Task inputs>
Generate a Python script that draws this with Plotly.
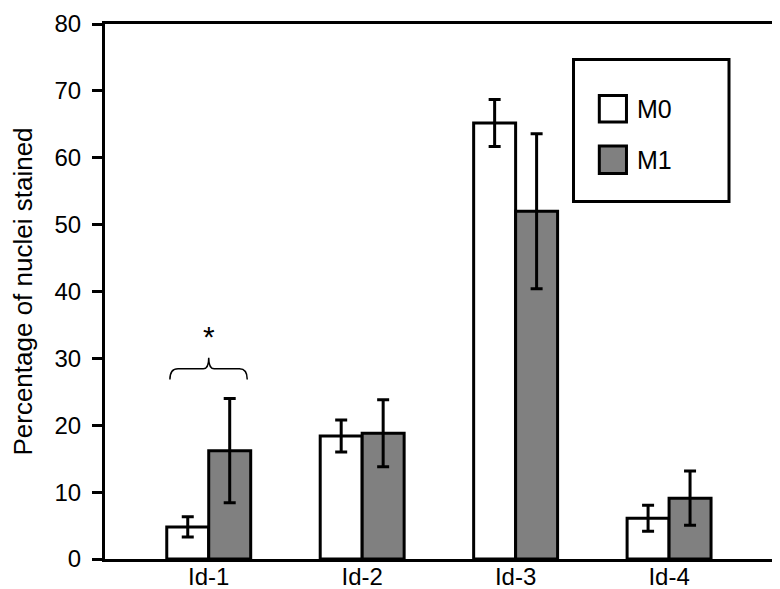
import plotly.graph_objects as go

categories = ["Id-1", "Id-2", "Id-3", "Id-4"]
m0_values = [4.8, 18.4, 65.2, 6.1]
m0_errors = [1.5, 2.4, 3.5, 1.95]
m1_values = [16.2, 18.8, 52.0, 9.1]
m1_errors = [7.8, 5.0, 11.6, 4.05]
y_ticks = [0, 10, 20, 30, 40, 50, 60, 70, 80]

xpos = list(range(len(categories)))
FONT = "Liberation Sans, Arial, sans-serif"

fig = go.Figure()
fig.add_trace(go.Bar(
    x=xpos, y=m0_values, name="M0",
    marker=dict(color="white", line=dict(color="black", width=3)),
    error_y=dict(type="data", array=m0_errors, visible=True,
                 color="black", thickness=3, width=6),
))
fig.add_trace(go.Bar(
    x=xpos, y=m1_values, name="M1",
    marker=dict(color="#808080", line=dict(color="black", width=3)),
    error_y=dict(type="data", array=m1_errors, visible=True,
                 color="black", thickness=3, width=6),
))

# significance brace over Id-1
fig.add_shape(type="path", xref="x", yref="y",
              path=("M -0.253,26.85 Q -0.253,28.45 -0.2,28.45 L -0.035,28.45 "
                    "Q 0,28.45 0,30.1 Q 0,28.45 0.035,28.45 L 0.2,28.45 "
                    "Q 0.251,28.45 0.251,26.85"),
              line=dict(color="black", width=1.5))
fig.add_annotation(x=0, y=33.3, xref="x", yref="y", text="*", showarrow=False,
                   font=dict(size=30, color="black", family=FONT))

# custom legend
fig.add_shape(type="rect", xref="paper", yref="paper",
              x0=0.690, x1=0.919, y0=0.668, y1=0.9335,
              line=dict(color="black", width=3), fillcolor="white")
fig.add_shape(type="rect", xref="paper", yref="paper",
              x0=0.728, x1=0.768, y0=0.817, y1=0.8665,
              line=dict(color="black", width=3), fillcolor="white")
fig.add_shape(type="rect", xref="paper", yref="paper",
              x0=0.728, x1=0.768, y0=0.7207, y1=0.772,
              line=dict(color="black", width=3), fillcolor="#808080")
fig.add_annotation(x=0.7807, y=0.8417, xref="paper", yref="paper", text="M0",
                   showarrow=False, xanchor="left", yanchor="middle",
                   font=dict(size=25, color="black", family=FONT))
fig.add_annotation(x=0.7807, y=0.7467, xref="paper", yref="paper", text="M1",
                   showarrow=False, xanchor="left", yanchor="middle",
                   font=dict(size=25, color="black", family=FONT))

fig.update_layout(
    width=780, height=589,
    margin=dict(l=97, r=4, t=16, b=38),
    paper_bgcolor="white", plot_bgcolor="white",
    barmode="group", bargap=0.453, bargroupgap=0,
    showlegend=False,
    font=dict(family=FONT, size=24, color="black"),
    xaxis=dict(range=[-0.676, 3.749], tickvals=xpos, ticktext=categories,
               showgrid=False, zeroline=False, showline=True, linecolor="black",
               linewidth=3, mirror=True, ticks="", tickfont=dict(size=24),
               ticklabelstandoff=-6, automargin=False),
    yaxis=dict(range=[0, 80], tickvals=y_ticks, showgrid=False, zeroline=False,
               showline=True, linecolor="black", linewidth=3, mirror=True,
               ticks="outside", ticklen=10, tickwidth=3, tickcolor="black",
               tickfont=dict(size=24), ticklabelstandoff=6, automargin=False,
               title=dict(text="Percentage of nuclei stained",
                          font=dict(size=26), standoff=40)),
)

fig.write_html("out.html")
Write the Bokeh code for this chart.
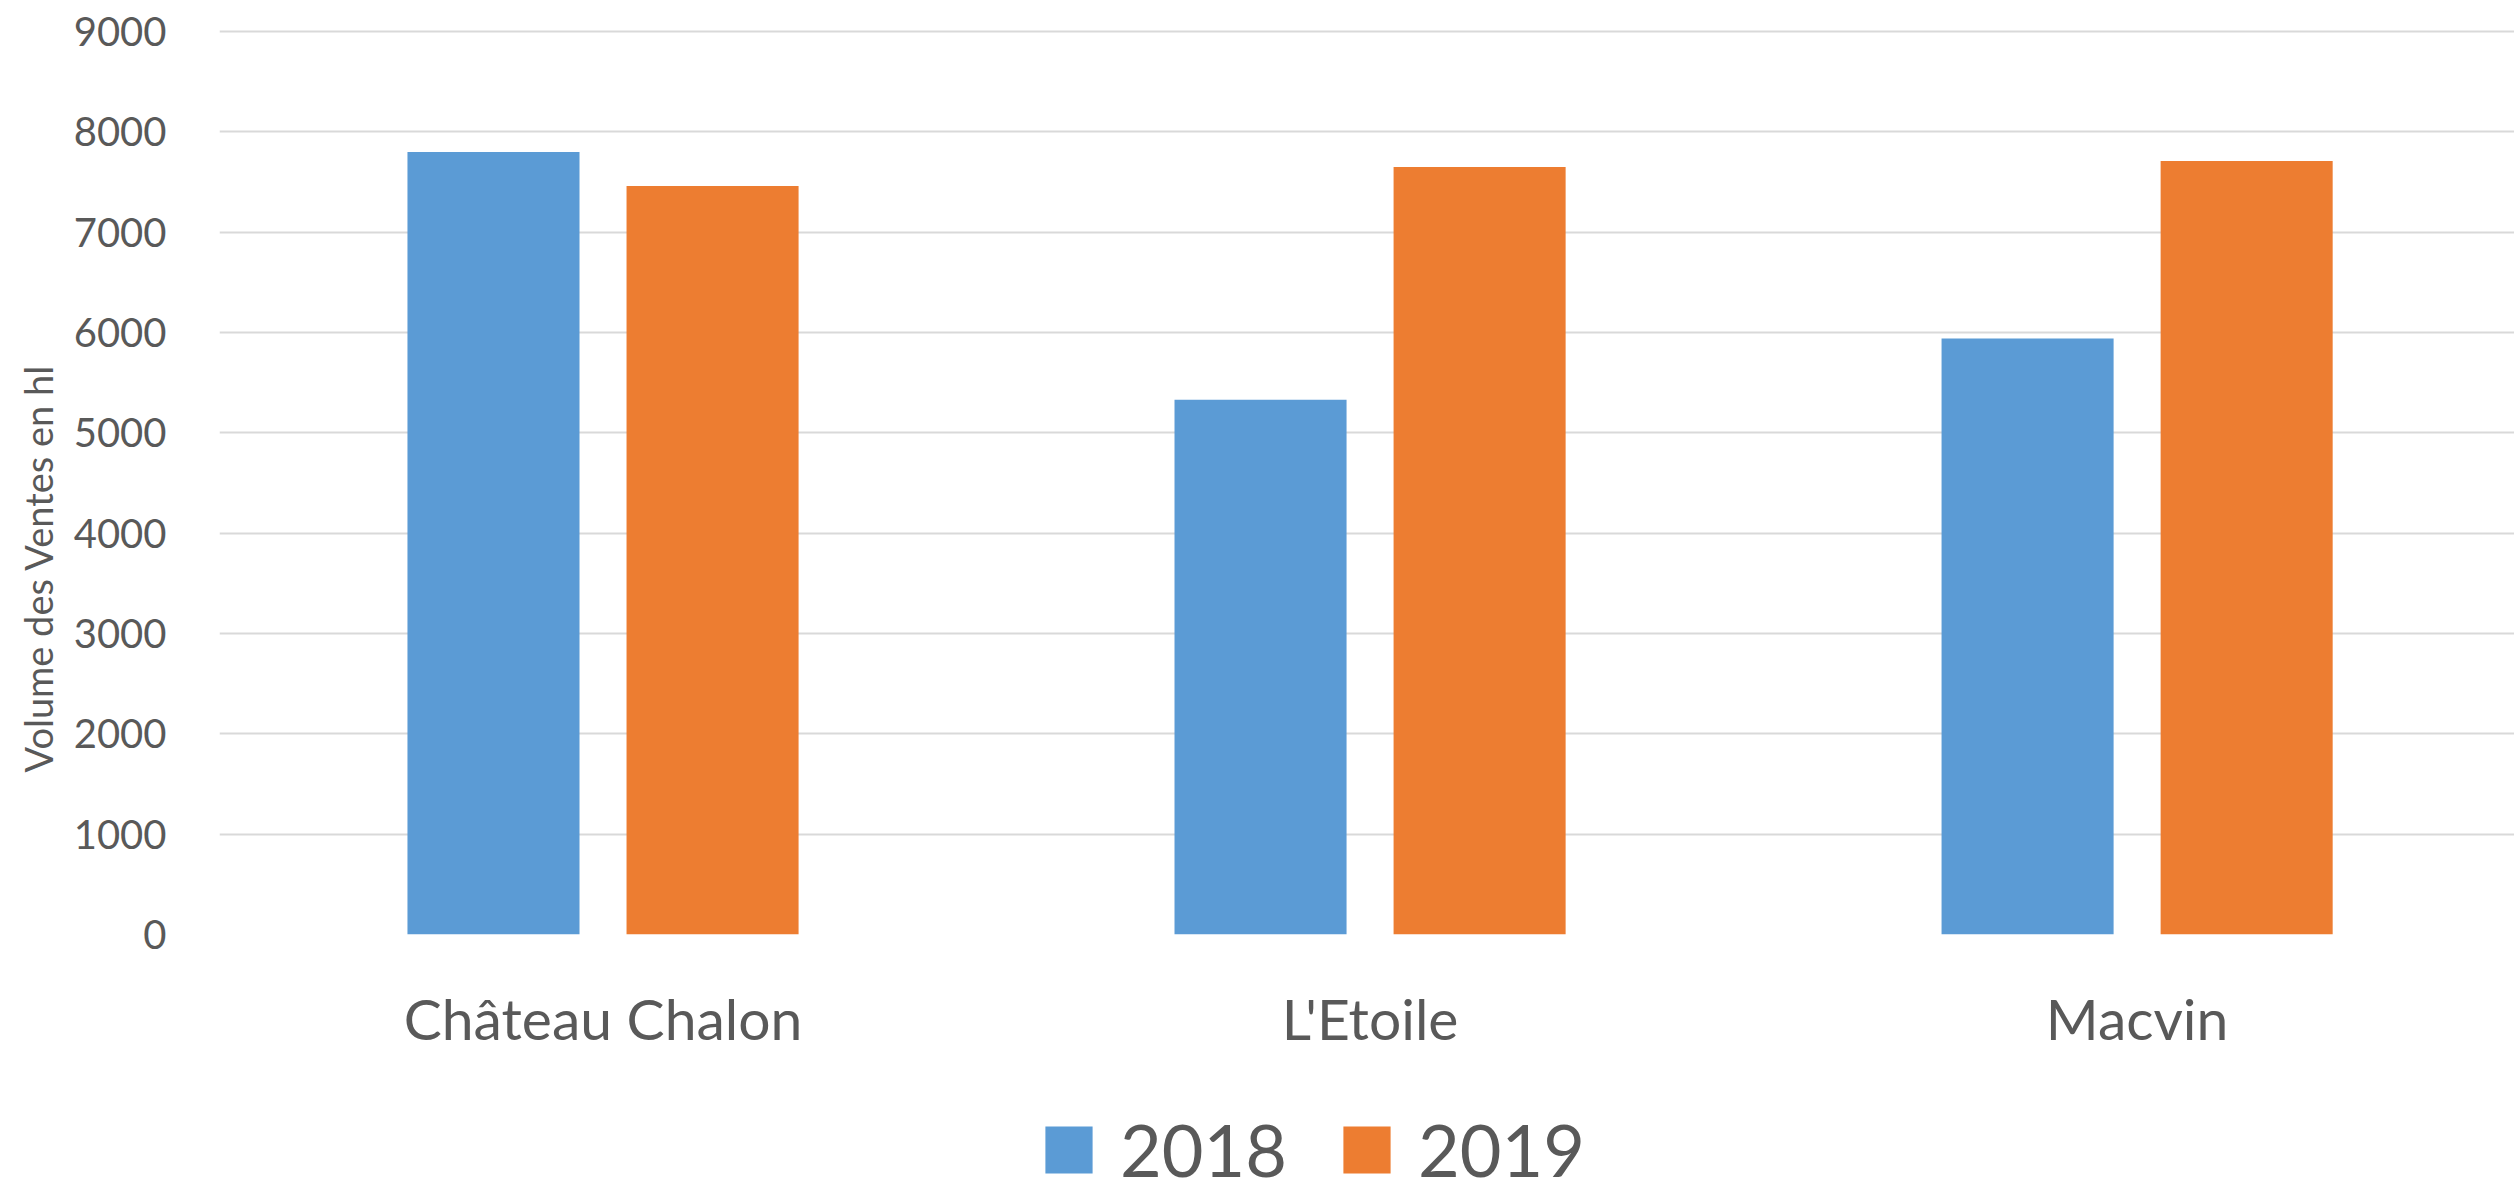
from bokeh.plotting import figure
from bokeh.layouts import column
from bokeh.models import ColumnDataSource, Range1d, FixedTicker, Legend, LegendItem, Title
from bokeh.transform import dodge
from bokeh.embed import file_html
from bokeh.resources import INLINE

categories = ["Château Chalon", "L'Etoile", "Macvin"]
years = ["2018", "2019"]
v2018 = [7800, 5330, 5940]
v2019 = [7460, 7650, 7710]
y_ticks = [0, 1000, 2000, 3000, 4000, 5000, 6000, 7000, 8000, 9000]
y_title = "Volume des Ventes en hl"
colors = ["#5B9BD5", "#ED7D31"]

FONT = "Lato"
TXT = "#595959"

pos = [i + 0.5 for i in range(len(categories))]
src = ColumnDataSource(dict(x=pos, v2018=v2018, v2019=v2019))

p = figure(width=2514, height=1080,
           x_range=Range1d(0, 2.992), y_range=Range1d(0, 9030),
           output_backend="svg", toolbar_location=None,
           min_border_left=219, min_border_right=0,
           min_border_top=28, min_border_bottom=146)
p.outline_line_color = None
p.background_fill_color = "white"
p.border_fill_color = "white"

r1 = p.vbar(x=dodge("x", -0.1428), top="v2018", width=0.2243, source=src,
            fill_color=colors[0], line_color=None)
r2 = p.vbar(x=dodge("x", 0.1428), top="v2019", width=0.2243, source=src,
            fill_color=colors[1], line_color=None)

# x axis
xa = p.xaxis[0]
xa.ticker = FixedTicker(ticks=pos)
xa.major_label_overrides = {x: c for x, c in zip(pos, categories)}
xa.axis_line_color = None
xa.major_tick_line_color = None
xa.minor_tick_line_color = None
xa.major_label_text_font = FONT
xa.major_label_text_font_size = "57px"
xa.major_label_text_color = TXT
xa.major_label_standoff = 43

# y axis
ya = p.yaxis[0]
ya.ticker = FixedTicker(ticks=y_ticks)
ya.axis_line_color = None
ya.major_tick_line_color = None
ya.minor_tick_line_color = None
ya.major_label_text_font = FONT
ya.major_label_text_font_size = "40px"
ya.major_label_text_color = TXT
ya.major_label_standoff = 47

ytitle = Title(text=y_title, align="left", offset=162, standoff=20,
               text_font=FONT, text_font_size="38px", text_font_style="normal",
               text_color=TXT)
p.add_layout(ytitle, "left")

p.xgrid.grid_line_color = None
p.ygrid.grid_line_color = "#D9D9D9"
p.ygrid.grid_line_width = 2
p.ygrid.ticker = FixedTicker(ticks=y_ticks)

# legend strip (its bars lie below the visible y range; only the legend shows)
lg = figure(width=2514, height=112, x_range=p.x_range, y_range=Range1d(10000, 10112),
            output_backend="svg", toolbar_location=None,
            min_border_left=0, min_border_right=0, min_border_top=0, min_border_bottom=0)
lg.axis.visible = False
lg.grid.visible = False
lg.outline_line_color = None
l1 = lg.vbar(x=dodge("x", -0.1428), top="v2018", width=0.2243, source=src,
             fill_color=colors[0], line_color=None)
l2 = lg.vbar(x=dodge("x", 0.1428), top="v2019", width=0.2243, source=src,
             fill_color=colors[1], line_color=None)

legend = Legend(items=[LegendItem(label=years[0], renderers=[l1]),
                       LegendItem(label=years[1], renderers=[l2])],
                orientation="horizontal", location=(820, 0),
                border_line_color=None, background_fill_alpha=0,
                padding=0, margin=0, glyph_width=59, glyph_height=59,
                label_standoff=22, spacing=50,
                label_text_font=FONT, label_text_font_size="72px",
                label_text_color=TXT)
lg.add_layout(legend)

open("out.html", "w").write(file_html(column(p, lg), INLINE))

What the task asks> Skip every picture and transcribe the data above exactly.

Written solution>
Generate a Python script that draws this with Plotly.
import plotly.graph_objects as go

categories = ["Id-1", "Id-2", "Id-3", "Id-4"]
m0_values = [4.8, 18.4, 65.2, 6.1]
m0_errors = [1.5, 2.4, 3.5, 1.95]
m1_values = [16.2, 18.8, 52.0, 9.1]
m1_errors = [7.8, 5.0, 11.6, 4.05]
y_ticks = [0, 10, 20, 30, 40, 50, 60, 70, 80]

xpos = list(range(len(categories)))
FONT = "Liberation Sans, Arial, sans-serif"

fig = go.Figure()
fig.add_trace(go.Bar(
    x=xpos, y=m0_values, name="M0",
    marker=dict(color="white", line=dict(color="black", width=3)),
    error_y=dict(type="data", array=m0_errors, visible=True,
                 color="black", thickness=3, width=6),
))
fig.add_trace(go.Bar(
    x=xpos, y=m1_values, name="M1",
    marker=dict(color="#808080", line=dict(color="black", width=3)),
    error_y=dict(type="data", array=m1_errors, visible=True,
                 color="black", thickness=3, width=6),
))

# significance brace over Id-1
fig.add_shape(type="path", xref="x", yref="y",
              path=("M -0.253,26.85 Q -0.253,28.45 -0.2,28.45 L -0.035,28.45 "
                    "Q 0,28.45 0,30.1 Q 0,28.45 0.035,28.45 L 0.2,28.45 "
                    "Q 0.251,28.45 0.251,26.85"),
              line=dict(color="black", width=1.5))
fig.add_annotation(x=0, y=33.3, xref="x", yref="y", text="*", showarrow=False,
                   font=dict(size=30, color="black", family=FONT))

# custom legend
fig.add_shape(type="rect", xref="paper", yref="paper",
              x0=0.690, x1=0.919, y0=0.668, y1=0.9335,
              line=dict(color="black", width=3), fillcolor="white")
fig.add_shape(type="rect", xref="paper", yref="paper",
              x0=0.728, x1=0.768, y0=0.817, y1=0.8665,
              line=dict(color="black", width=3), fillcolor="white")
fig.add_shape(type="rect", xref="paper", yref="paper",
              x0=0.728, x1=0.768, y0=0.7207, y1=0.772,
              line=dict(color="black", width=3), fillcolor="#808080")
fig.add_annotation(x=0.7807, y=0.8417, xref="paper", yref="paper", text="M0",
                   showarrow=False, xanchor="left", yanchor="middle",
                   font=dict(size=25, color="black", family=FONT))
fig.add_annotation(x=0.7807, y=0.7467, xref="paper", yref="paper", text="M1",
                   showarrow=False, xanchor="left", yanchor="middle",
                   font=dict(size=25, color="black", family=FONT))

fig.update_layout(
    width=780, height=589,
    margin=dict(l=97, r=4, t=16, b=38),
    paper_bgcolor="white", plot_bgcolor="white",
    barmode="group", bargap=0.453, bargroupgap=0,
    showlegend=False,
    font=dict(family=FONT, size=24, color="black"),
    xaxis=dict(range=[-0.676, 3.749], tickvals=xpos, ticktext=categories,
               showgrid=False, zeroline=False, showline=True, linecolor="black",
               linewidth=3, mirror=True, ticks="", tickfont=dict(size=24),
               ticklabelstandoff=-6, automargin=False),
    yaxis=dict(range=[0, 80], tickvals=y_ticks, showgrid=False, zeroline=False,
               showline=True, linecolor="black", linewidth=3, mirror=True,
               ticks="outside", ticklen=10, tickwidth=3, tickcolor="black",
               tickfont=dict(size=24), ticklabelstandoff=6, automargin=False,
               title=dict(text="Percentage of nuclei stained",
                          font=dict(size=26), standoff=40)),
)

fig.write_html("out.html")
Write the Bokeh code for this chart.
from bokeh.plotting import figure
from bokeh.layouts import column
from bokeh.models import ColumnDataSource, Range1d, FixedTicker, Legend, LegendItem, Title
from bokeh.transform import dodge
from bokeh.embed import file_html
from bokeh.resources import INLINE

categories = ["Château Chalon", "L'Etoile", "Macvin"]
years = ["2018", "2019"]
v2018 = [7800, 5330, 5940]
v2019 = [7460, 7650, 7710]
y_ticks = [0, 1000, 2000, 3000, 4000, 5000, 6000, 7000, 8000, 9000]
y_title = "Volume des Ventes en hl"
colors = ["#5B9BD5", "#ED7D31"]

FONT = "Lato"
TXT = "#595959"

pos = [i + 0.5 for i in range(len(categories))]
src = ColumnDataSource(dict(x=pos, v2018=v2018, v2019=v2019))

p = figure(width=2514, height=1080,
           x_range=Range1d(0, 2.992), y_range=Range1d(0, 9030),
           output_backend="svg", toolbar_location=None,
           min_border_left=219, min_border_right=0,
           min_border_top=28, min_border_bottom=146)
p.outline_line_color = None
p.background_fill_color = "white"
p.border_fill_color = "white"

r1 = p.vbar(x=dodge("x", -0.1428), top="v2018", width=0.2243, source=src,
            fill_color=colors[0], line_color=None)
r2 = p.vbar(x=dodge("x", 0.1428), top="v2019", width=0.2243, source=src,
            fill_color=colors[1], line_color=None)

# x axis
xa = p.xaxis[0]
xa.ticker = FixedTicker(ticks=pos)
xa.major_label_overrides = {x: c for x, c in zip(pos, categories)}
xa.axis_line_color = None
xa.major_tick_line_color = None
xa.minor_tick_line_color = None
xa.major_label_text_font = FONT
xa.major_label_text_font_size = "57px"
xa.major_label_text_color = TXT
xa.major_label_standoff = 43

# y axis
ya = p.yaxis[0]
ya.ticker = FixedTicker(ticks=y_ticks)
ya.axis_line_color = None
ya.major_tick_line_color = None
ya.minor_tick_line_color = None
ya.major_label_text_font = FONT
ya.major_label_text_font_size = "40px"
ya.major_label_text_color = TXT
ya.major_label_standoff = 47

ytitle = Title(text=y_title, align="left", offset=162, standoff=20,
               text_font=FONT, text_font_size="38px", text_font_style="normal",
               text_color=TXT)
p.add_layout(ytitle, "left")

p.xgrid.grid_line_color = None
p.ygrid.grid_line_color = "#D9D9D9"
p.ygrid.grid_line_width = 2
p.ygrid.ticker = FixedTicker(ticks=y_ticks)

# legend strip (its bars lie below the visible y range; only the legend shows)
lg = figure(width=2514, height=112, x_range=p.x_range, y_range=Range1d(10000, 10112),
            output_backend="svg", toolbar_location=None,
            min_border_left=0, min_border_right=0, min_border_top=0, min_border_bottom=0)
lg.axis.visible = False
lg.grid.visible = False
lg.outline_line_color = None
l1 = lg.vbar(x=dodge("x", -0.1428), top="v2018", width=0.2243, source=src,
             fill_color=colors[0], line_color=None)
l2 = lg.vbar(x=dodge("x", 0.1428), top="v2019", width=0.2243, source=src,
             fill_color=colors[1], line_color=None)

legend = Legend(items=[LegendItem(label=years[0], renderers=[l1]),
                       LegendItem(label=years[1], renderers=[l2])],
                orientation="horizontal", location=(820, 0),
                border_line_color=None, background_fill_alpha=0,
                padding=0, margin=0, glyph_width=59, glyph_height=59,
                label_standoff=22, spacing=50,
                label_text_font=FONT, label_text_font_size="72px",
                label_text_color=TXT)
lg.add_layout(legend)

open("out.html", "w").write(file_html(column(p, lg), INLINE))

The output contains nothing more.